Custodian enjoying his new line of work
Mini dreadlocks and a semi-toothed grin never looked so friendly.
Dangling on the lobe of his left ear hangs a lusterless silver hoop. His scent: a potion of Clorox, Windex and a hint of acetone, on the side.
Carl Hubbard, Sr., tends to all the custodial needs in Maxwell Student Union. He sweeps, swipes and Swiffers the halls from 3 p.m. until 11:15 p.m. with seven months of experience and a grin that never leaves his face.
“I have a good time at this school,” Hubbard said. “I should have started working here years ago.”
His younger co-worker and self-proclaimed protégé, Joe Thomas, looks up to Hubbard with respectful, yet playful eyes.
“He’s a real cool guy,” Thomas said. “Down to earth and outgoing. He knows everyone in the building. He’s real respectful and outgoing. Everyone’s going to stop and speak to him. He’s real popular with the students.”
When Hubbard and his crew walk into work weekday afternoons, the first thing to check off the list is making sure no safety hazards are looming.
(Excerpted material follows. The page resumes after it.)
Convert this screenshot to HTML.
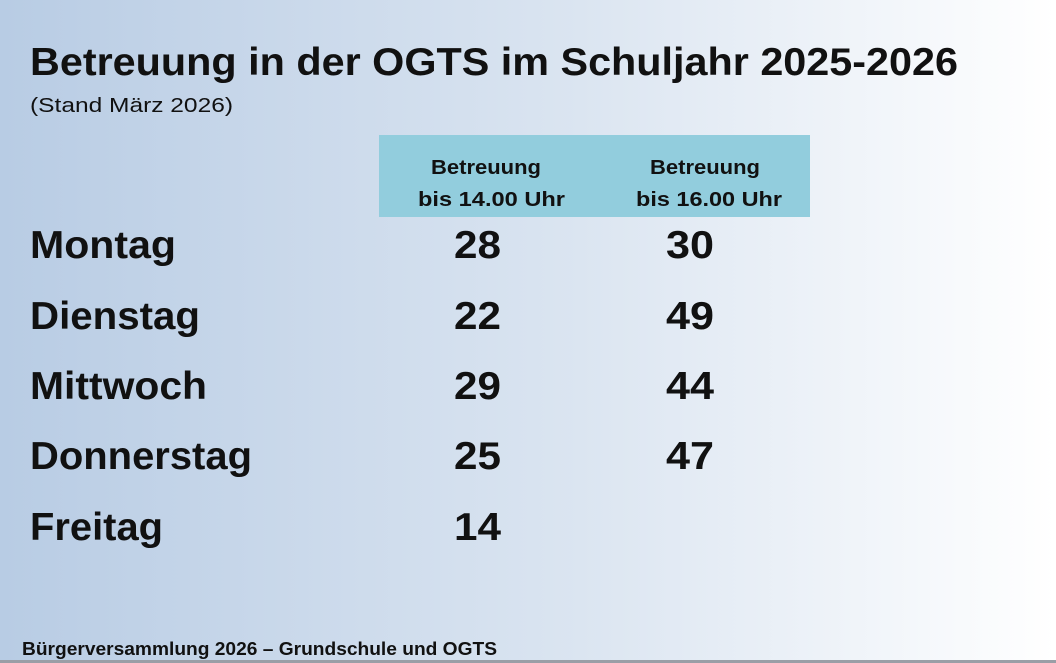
<!DOCTYPE html>
<html><head><meta charset="utf-8"><style>
html,body{margin:0;padding:0;width:1056px;height:663px;overflow:hidden}
svg{display:block}
text{font-family:"Liberation Sans",sans-serif;font-weight:bold;fill:#111}
</style></head><body>
<svg width="1056" height="663" viewBox="0 0 1056 663">
<defs><linearGradient id="g" x1="0" y1="0" x2="1" y2="0">
<stop offset="0" stop-color="#b8cce4"/><stop offset="0.55" stop-color="#dbe5f1"/><stop offset="1" stop-color="#ffffff"/></linearGradient></defs>
<rect width="1056" height="663" fill="url(#g)"/>
<rect x="0" y="660" width="1056" height="3" fill="#9a9ea6"/>
<text x="30" y="75" font-size="39" textLength="928" lengthAdjust="spacingAndGlyphs">Betreuung in der OGTS im Schuljahr 2025-2026</text>
<text x="30" y="112" font-size="20" font-weight="normal" style="font-weight:normal" textLength="203" lengthAdjust="spacingAndGlyphs">(Stand März 2026)</text>
<rect x="379" y="135" width="431" height="82" fill="#92cddd"/>
<g font-size="20">
<text x="431" y="174" textLength="110" lengthAdjust="spacingAndGlyphs">Betreuung</text>
<text x="418" y="206" textLength="147" lengthAdjust="spacingAndGlyphs">bis 14.00 Uhr</text>
<text x="650" y="174" textLength="110" lengthAdjust="spacingAndGlyphs">Betreuung</text>
<text x="636" y="206" textLength="146" lengthAdjust="spacingAndGlyphs">bis 16.00 Uhr</text>
</g>
<g font-size="39">
<text x="30" y="258" textLength="146" lengthAdjust="spacingAndGlyphs">Montag</text>
<text x="30" y="329" textLength="170" lengthAdjust="spacingAndGlyphs">Dienstag</text>
<text x="30" y="399" textLength="177" lengthAdjust="spacingAndGlyphs">Mittwoch</text>
<text x="30" y="469" textLength="222" lengthAdjust="spacingAndGlyphs">Donnerstag</text>
<text x="30" y="540" textLength="133" lengthAdjust="spacingAndGlyphs">Freitag</text>
<text x="454" y="258" textLength="47" lengthAdjust="spacingAndGlyphs">28</text>
<text x="454" y="329" textLength="47" lengthAdjust="spacingAndGlyphs">22</text>
<text x="454" y="399" textLength="47" lengthAdjust="spacingAndGlyphs">29</text>
<text x="454" y="469" textLength="47" lengthAdjust="spacingAndGlyphs">25</text>
<text x="454" y="540" textLength="47" lengthAdjust="spacingAndGlyphs">14</text>
<text x="666" y="258" textLength="48" lengthAdjust="spacingAndGlyphs">30</text>
<text x="666" y="329" textLength="48" lengthAdjust="spacingAndGlyphs">49</text>
<text x="666" y="399" textLength="48" lengthAdjust="spacingAndGlyphs">44</text>
<text x="666" y="469" textLength="48" lengthAdjust="spacingAndGlyphs">47</text>
</g>
<text x="22" y="655" font-size="18" textLength="475" lengthAdjust="spacingAndGlyphs">Bürgerversammlung 2026 – Grundschule und OGTS</text>
</svg>
</body></html>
“We can’t have anybody getting hurt,” Hubbard said. “Like if there’s a spill or something. That’s what we got to get to first. You gotta get all that stuff out the way.”
Then Hubbard and his crew make their rounds, starting with the upstairs bathrooms outside the dinning hall and making their way downstairs to the post office and bookstore. The mopping, buffering and waxing the halls back to their cleanest of states.
“We clean the little (silver) boxes (in the women’s bathroom). I don’t know the name of it, but we get all the trash outta everything,” Hubbard said. “That’s only in the women’s bathroom. Their bathroom is better than ours, way better than ours. (They) get all them big mirrors and stuff, the men’s bathroom is just straight in.
“Toilets, mirrors, windows, mopping, trashcans – we clean it all,” Hubbard said. “If they mess up the floor real bad with heel marks, that can be a real problem there. If it’s real bad, you might have to put some wax down. The floors you have to pay close attention to. The windows are a whole different story there.”
After a couple hours of cleaning, Hubbard and his co-workers venture to Chick-fil-A for a much-anticipated break to join some of the neighboring buildings’ custodial crews.
With five children – one at Georgia State University living in Buckhead – it makes sense that Hubbard wins over many of the GCSU and Early College students .
“The Early College kids and those little bitty kids always want you to buy them something,” Hubbard said. “I tell them ‘I can’t buy you nothing now, you gotta go ask your teacher.’ If the teacher says it’s all right, then I’ll go buy them a soda or something like that. But they don’t forget though. Then I’m like ‘Oh boy, I started something.’ ”
Army recruiters called after Hubbard graduated from Baldwin County High School and with the service he traveled overseas as far as Germany. One spur of the moment relocation moved him to Alaska, which came with its benefits.
“I learned how to ski off the little ramp. Well, they called it a little ramp. That ain’t no little ramp,” Hubbard said. “I call the little ramp a big ramp and the big ramp a monster ramp.”
Before Hubbard moved back to Milledgeville to work as a custodian, he “did some fixin’ on trains” at the Race Car railroad company where he specialized in welding. He returned to GCSU to escape the hazardous conditions in that industry.
“It started getting a little dangerous, and a dude did get killed down there,” Hubbard said. “He got killed when I was in the process of coming up here. It was a little too dangerous for me. (Race Car) didn’t have it together the way it should have been.
Seven months of custodial duties hasn’t dampened Hubbard’s spirits in the slightest, but he hopes to travel in the near future.
“I wanna get outta here in a couple of years. I can last a little bit longer, probably. Then I’ll start taking those trips I want to take. I wanna go overseas somewhere like England or someplace like that.”
With Hubbard’s optimistic and friendly personality, it’s no surprise his favorite part of the job is the people he meets while he’s working.
“Meeting all the different people, now, that’s the point right there,” Hubbard said. “There be groups all over and we be talking to all of them. Coming up, you might not get a chance to talk to people in certain groups, you know. But here you get a chance to talk to them, and they’re cool. They might look different, but they be cool when you get to talkin’ to them. That’s what we’ve found out. We have a good time doing that.”